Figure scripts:
** start **

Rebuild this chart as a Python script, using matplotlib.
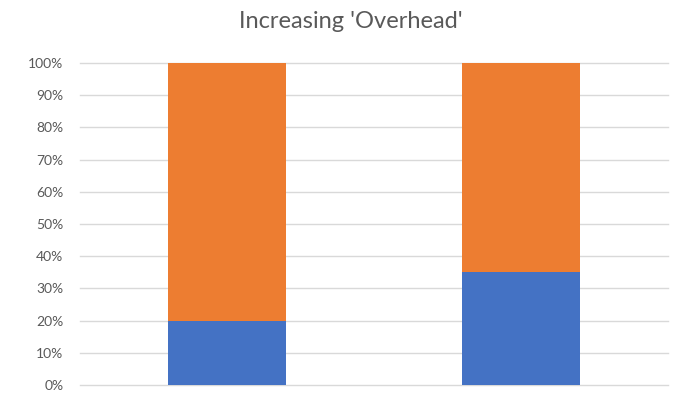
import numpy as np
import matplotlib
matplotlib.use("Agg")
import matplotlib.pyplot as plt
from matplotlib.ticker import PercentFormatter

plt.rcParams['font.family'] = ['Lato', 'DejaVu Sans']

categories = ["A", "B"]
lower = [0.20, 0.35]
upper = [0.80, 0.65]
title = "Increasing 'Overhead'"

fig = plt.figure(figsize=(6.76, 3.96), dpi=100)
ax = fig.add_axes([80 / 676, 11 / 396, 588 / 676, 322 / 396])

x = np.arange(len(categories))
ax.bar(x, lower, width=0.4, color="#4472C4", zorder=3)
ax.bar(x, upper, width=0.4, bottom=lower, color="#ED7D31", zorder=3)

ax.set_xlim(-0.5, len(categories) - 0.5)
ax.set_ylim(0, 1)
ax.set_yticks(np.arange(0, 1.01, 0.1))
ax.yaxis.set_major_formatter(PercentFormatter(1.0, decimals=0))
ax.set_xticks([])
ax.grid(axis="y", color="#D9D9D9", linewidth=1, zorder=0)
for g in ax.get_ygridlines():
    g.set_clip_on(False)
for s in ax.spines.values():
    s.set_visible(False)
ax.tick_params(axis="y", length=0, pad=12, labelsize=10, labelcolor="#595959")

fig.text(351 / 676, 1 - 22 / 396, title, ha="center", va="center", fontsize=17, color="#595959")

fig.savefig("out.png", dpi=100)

** end **
** start **

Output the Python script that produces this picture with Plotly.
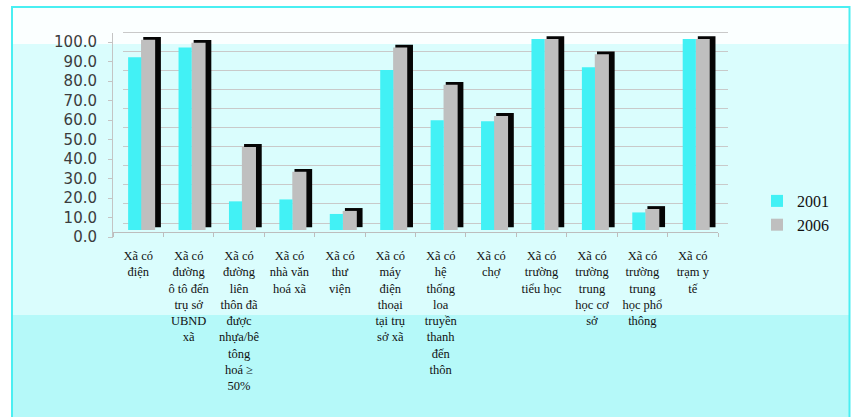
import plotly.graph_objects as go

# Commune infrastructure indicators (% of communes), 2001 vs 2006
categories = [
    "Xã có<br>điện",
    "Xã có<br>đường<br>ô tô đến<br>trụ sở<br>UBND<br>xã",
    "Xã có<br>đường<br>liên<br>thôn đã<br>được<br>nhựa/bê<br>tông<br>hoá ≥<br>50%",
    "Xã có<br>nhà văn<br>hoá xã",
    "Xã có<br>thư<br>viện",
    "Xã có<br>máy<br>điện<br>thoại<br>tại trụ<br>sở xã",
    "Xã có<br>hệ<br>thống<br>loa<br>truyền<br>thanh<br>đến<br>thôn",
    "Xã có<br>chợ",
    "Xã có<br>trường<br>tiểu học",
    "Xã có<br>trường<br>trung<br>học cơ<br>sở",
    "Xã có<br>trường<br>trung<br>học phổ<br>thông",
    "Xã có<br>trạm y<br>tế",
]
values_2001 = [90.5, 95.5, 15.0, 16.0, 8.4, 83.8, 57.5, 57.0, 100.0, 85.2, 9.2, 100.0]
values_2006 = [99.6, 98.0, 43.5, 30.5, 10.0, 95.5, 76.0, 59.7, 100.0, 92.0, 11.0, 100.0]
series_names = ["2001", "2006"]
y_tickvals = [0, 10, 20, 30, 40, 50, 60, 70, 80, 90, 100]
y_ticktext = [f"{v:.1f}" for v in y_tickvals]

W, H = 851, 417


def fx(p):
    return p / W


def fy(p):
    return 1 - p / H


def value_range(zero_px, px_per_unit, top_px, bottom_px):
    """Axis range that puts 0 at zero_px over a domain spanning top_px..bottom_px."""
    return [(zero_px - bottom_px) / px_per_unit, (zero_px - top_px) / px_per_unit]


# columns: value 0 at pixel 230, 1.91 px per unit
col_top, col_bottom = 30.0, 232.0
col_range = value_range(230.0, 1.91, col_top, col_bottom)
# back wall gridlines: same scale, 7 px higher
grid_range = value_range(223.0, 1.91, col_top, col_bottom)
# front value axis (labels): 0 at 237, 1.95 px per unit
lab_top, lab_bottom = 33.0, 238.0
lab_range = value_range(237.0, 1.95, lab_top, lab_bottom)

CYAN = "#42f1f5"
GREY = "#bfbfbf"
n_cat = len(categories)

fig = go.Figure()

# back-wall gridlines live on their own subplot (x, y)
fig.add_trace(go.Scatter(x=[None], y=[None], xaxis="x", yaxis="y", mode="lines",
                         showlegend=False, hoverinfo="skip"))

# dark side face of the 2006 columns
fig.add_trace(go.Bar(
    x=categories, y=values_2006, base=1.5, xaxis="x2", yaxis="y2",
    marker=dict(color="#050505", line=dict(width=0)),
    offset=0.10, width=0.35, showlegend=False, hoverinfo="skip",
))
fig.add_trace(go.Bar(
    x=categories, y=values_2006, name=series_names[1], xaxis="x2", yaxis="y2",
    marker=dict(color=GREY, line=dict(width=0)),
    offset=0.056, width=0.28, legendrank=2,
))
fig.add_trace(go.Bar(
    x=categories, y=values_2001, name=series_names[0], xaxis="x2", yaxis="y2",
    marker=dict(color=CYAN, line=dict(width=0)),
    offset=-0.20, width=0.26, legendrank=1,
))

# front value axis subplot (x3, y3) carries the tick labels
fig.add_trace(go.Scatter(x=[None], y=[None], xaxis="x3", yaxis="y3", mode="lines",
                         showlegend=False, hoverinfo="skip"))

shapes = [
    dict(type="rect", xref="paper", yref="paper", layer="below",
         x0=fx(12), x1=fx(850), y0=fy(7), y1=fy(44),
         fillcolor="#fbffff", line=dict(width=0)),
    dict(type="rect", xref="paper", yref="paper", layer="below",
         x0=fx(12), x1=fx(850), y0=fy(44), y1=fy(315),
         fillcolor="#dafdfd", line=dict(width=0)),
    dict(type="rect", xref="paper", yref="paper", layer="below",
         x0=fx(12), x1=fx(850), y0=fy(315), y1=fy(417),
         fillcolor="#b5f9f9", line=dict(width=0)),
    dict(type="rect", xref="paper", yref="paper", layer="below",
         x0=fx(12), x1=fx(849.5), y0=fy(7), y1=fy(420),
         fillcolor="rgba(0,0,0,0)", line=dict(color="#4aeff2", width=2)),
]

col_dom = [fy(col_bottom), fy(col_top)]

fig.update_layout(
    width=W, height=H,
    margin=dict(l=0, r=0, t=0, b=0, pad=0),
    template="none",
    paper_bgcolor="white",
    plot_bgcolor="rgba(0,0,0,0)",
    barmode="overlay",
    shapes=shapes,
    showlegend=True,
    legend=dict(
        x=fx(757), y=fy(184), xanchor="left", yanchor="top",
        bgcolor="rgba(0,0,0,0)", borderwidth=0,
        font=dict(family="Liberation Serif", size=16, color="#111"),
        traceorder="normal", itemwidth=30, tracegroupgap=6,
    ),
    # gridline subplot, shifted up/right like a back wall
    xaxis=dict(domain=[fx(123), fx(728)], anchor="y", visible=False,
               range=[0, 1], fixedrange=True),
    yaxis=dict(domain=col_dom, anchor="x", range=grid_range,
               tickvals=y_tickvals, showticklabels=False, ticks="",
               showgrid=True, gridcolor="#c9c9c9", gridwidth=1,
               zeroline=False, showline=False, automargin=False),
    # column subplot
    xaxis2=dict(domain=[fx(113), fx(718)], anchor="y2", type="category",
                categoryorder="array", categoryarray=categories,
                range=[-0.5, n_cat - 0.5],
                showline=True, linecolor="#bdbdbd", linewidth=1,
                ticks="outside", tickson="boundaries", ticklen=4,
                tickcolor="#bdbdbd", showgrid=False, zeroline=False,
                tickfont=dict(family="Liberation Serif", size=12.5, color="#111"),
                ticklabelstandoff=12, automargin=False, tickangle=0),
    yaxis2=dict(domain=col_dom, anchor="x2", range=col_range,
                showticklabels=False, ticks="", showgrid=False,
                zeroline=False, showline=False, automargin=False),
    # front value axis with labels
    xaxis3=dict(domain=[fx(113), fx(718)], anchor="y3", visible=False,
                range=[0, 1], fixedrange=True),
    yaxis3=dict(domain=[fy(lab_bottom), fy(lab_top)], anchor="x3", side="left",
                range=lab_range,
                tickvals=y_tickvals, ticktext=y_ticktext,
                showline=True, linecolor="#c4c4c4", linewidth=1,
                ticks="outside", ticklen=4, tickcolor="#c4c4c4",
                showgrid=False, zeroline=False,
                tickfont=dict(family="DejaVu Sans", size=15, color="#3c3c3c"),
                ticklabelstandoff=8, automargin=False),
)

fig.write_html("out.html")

** end **

Written task:
Only the lines between the line with "Output the Python" and the line with "return [(zero_px - bottom_px)", inclusive, should be reproduced, exactly as written and without pictures.

The completed task:
Output the Python script that produces this picture with Plotly.
import plotly.graph_objects as go

# Commune infrastructure indicators (% of communes), 2001 vs 2006
categories = [
    "Xã có<br>điện",
    "Xã có<br>đường<br>ô tô đến<br>trụ sở<br>UBND<br>xã",
    "Xã có<br>đường<br>liên<br>thôn đã<br>được<br>nhựa/bê<br>tông<br>hoá ≥<br>50%",
    "Xã có<br>nhà văn<br>hoá xã",
    "Xã có<br>thư<br>viện",
    "Xã có<br>máy<br>điện<br>thoại<br>tại trụ<br>sở xã",
    "Xã có<br>hệ<br>thống<br>loa<br>truyền<br>thanh<br>đến<br>thôn",
    "Xã có<br>chợ",
    "Xã có<br>trường<br>tiểu học",
    "Xã có<br>trường<br>trung<br>học cơ<br>sở",
    "Xã có<br>trường<br>trung<br>học phổ<br>thông",
    "Xã có<br>trạm y<br>tế",
]
values_2001 = [90.5, 95.5, 15.0, 16.0, 8.4, 83.8, 57.5, 57.0, 100.0, 85.2, 9.2, 100.0]
values_2006 = [99.6, 98.0, 43.5, 30.5, 10.0, 95.5, 76.0, 59.7, 100.0, 92.0, 11.0, 100.0]
series_names = ["2001", "2006"]
y_tickvals = [0, 10, 20, 30, 40, 50, 60, 70, 80, 90, 100]
y_ticktext = [f"{v:.1f}" for v in y_tickvals]

W, H = 851, 417


def fx(p):
    return p / W


def fy(p):
    return 1 - p / H


def value_range(zero_px, px_per_unit, top_px, bottom_px):
    """Axis range that puts 0 at zero_px over a domain spanning top_px..bottom_px."""
    return [(zero_px - bottom_px) / px_per_unit, (zero_px - top_px) / px_per_unit]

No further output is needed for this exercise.